Promise of justification and the forgiveness of sins through Christ’s blood.


The promise that you have died with Him and been set free from the sinful lust through your Baptism.


The promise of the Holy Spirit, who keeps us in faith in Christ, and who also renews us and puts to death our old nature


The promise of prayer, where Jesus says “The Father will give whatever you ask in my name.”


Through His promises we participate in the divine nature.  We are justified by His blood and forgiven.  And we are given His promises to bury the old nature controlled by sinful desire and to bring forth the new man in Christ who abounds in the qualities Peter listed.


We ask Him for His Spirit and to bring these virtues to pass in us, and we strive to fulfill His calling, and HE makes us participants in the divine nature.


Just think of this.  What is God’s desire?

Your salvation.  So much so that He gave His Son.  To sweat blood, to suffer.

Yes, Father, Yes, most willingly, I’ll bear what you command me.

My will conforms to your decree: I’ll do what you have asked me.

O Wondrous love, what have you done?  The Father offers up His Son

DESIRING our salvation! (LSB 438 stanza 3)


That you participate in His nature.

That you become rich in heavenly treasure.


But whoever does not have these qualities is nearsighted and blind and has forgotten that he has been cleansed from his past sins.


We are so sluggish.  God eagerly desires to make us participants in His nature so that we store up treasures in heaven.


His desire is for us to be rich.  So passionately He desires this that He gave His Son.

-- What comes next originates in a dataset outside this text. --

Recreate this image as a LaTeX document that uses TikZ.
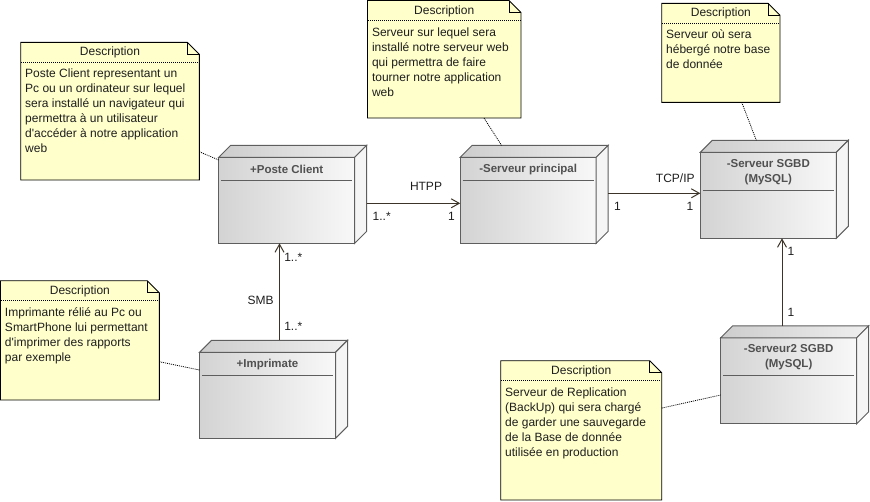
\documentclass[tikz,border=0pt]{standalone}
\usepackage{fontspec}
\setmainfont{Liberation Sans}
\newfontfamily\diagfont{Liberation Sans}
\usetikzlibrary{calc,arrows.meta}
\definecolor{notefill}{HTML}{FFFFCC}
\definecolor{edgec}{HTML}{5E5E5E}
\definecolor{linec}{HTML}{3C3428}
\definecolor{txtc}{HTML}{1E1E1E}
\definecolor{titlec}{HTML}{505050}
\definecolor{frontL}{HTML}{D3D3D3}
\definecolor{frontR}{HTML}{F8F8F8}
\definecolor{topL}{HTML}{CDCDCD}
\definecolor{topR}{HTML}{EFEFEF}
\definecolor{sidec}{HTML}{F5F5F5}
\tikzset{
  x=1pt, y=-1pt,
  every node/.style={font=\diagfont\fontsize{12}{15}\selectfont, text=txtc, inner sep=0pt, outer sep=0pt},
  front/.style={draw=edgec, line width=1pt, left color=frontL, right color=frontR,
    minimum width=136pt, minimum height=86pt},
  topface/.style={draw=edgec, line width=1pt, left color=topL, right color=topR},
  sideface/.style={draw=edgec, line width=1pt, fill=sidec},
  hline/.style={draw=edgec, line width=1pt},
  title/.style={font=\diagfont\fontsize{11.5}{15}\selectfont\bfseries, text=titlec, align=center},
  notebase/.style={inner sep=0pt},
  noteshape/.style={draw=black, line width=0.9pt, fill=notefill},
  notesep/.style={draw=black, line width=0.8pt, dash pattern=on 1pt off 1pt},
  notetext/.style={anchor=north west, align=left},
  dotlink/.style={draw=black, line width=0.8pt, dash pattern=on 1pt off 1pt},
  assoc/.style={draw=linec, line width=1pt, -{Straight Barb[length=8pt,width=9pt]}},
  mult/.style={},
}
% name, center, title, header-line offset, title offset
\newcommand\depnode[5]{%
  \node[front] (#1) at (#2) {};
  \draw[topface] (#1.north west) -- ++(12,-12) -- ($(#1.north east)+(12,-12)$) -- (#1.north east) -- cycle;
  \draw[sideface] (#1.north east) -- ++(12,-12) -- ($(#1.south east)+(12,-12)$) -- (#1.south east) -- cycle;
  \draw[hline] ($(#1.north west)+(2.5,#4)$) -- ($(#1.north east)+(-2.5,#4)$);
  \node[title] (#1-t) at ($(#1.north)+(0,#5)$) {#3};
}
% name, center, width, height, text
\newcommand\descnote[5]{%
  \node[notebase, minimum width=#3pt, minimum height=#4pt] (#1) at (#2) {};
  \path[noteshape] (#1.north west) -- ($(#1.north east)+(-12,0)$) -- ($(#1.north east)+(0,12)$)
     -- (#1.south east) -- (#1.south west) -- cycle;
  \draw[black, line width=0.9pt] ($(#1.north east)+(-12,0)$) -- ($(#1.north east)+(-12,12)$) -- ($(#1.north east)+(0,12)$);
  \node (#1-h) at ($(#1.north)+(0,10.5)$) {Description};
  \draw[notesep] ($(#1.north west)+(0.5,19.7)$) -- ($(#1.north east)+(-0.5,19.7)$);
  \node[notetext] (#1-x) at ($(#1.north west)+(4.5,24.5)$) {\rule{0pt}{11pt}#5};
}
\begin{document}
\begin{tikzpicture}
\useasboundingbox (0,0) rectangle (870,501);

% notes
\descnote{n1}{110,111.15}{178.6}{137.7}{Poste Client representant un\\Pc ou un ordinateur sur lequel\\sera installé un navigateur qui\\permettra à un utilisateur\\d'accéder à notre application\\web}
\descnote{n2}{444.25,59.25}{153.5}{117.5}{Serveur sur lequel sera\\installé notre serveur web\\qui permettra de faire\\tourner notre application\\web}
\descnote{n3}{720.85,52.8}{118.3}{99}{Serveur où sera\\hébergé notre base\\de donnée}
\descnote{n4}{79.9,340.35}{158.8}{119.3}{Imprimante rélié au Pc ou\\SmartPhone lui permettant\\d'imprimer des rapports\\par exemple}
\descnote{n5}{581.2,430.35}{161}{139.3}{Serveur de Replication\\(BackUp) qui sera chargé\\de garder une sauvegarde\\de la Base de donnée\\utilisée en production}

% nodes
\depnode{pc}{286.7,200.3}{+Poste Client}{23.4}{11.7}
\depnode{sp}{528.2,200.3}{-Serveur principal}{22.7}{12}
\depnode{sgbd}{768.3,195.3}{-Serveur SGBD\\(MySQL)}{38}{20}
\depnode{s2}{788.7,380.8}{-Serveur2 SGBD\\(MySQL)}{37.4}{19.2}
\depnode{im}{267.5,395.3}{+Imprimate}{22.7}{12}

% note links
\draw[dotlink] ($(n1.south east)+(0,-28.3)$) -- ($(pc.north west)+(0,2.7)$);
\draw[dotlink] ($(n2.south)+(39.75,0)$) -- ($(sp.north west)+(41.3,-12)$);
\draw[dotlink] ($(n3.south)+(20.85,0)$) -- ($(sgbd.north west)+(56,-12)$);
\draw[dotlink] ($(n4.east)+(0,21.35)$) -- ($(im.north west)+(0,17.7)$);
\draw[dotlink] ($(n5.east)+(0,-22.3)$) -- ($(s2.west)+(0,14.2)$);

% associations
\draw[assoc] ($(pc.east)+(12,3)$) -- ($(sp.west)+(0,3)$);
\node (l-htpp) at (426,186.7) {HTPP};
\node[mult] (m-htpp-s) at (381.7,216.7) {1..*};
\node[mult] (m-htpp-t) at (451.5,216.7) {1};

\draw[assoc] ($(sp.east)+(12,-7)$) -- ($(sgbd.west)+(0,-2)$);
\node (l-tcp) at (675.3,178.3) {TCP/IP};
\node[mult] (m-tcp-s) at (617.5,206) {1};
\node[mult] (m-tcp-t) at (690,206) {1};

\draw[assoc] ($(im.north)+(12,-12)$) -- ($(pc.south)+(-7.2,0)$);
\node (l-smb) at (260.5,300) {SMB};
\node[mult] (m-smb-t) at (293.3,257.7) {1..*};
\node[mult] (m-smb-s) at (293.3,326.7) {1..*};

\draw[assoc] ($(s2.north)+(-6.7,-12)$) -- ($(sgbd.south)+(13.7,0)$);
\node[mult] (m-rep-t) at (791,251.7) {1};
\node[mult] (m-rep-s) at (791,312.7) {1};
\end{tikzpicture}
\end{document}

We were not set free from sin so that we could live in it; not forgiven so that we could stay in bondage to death


So we spend Lent rightly when we meditate on Christ’s passion


There we see what sinful desire has done, what it does


If God poured such punishment on His innocent, beloved Son, what will happen to those who do not repent and do not escape the corruption in the world because of sinful desire?


O wondrous love, whose depth no heart hath sounded

That brought thee here by foes and thieves surrounded

All worldly pleasures, heedless, I was trying

While thou wert dying.


There we see how God has desired us so as to give His Son for our forgiveness.

There we begin to desire Christ, and God fulfills our desire.


Yet unrequited, Lord I would not leave Thee

I will renounce whate’er doth vex or grieve Thee

And quench with thoughts of Thee and prayers most lowly

All fires unholy.


But since my strength will nevermore suffice me

To crucify desires that still entice me

To all good deeds O let Thy Spirit win me

And reign within me! (LSB 439 stanzas 7, 10, 11)


The peace of God, which passes understanding, keep your hearts and minds in Christ Jesus.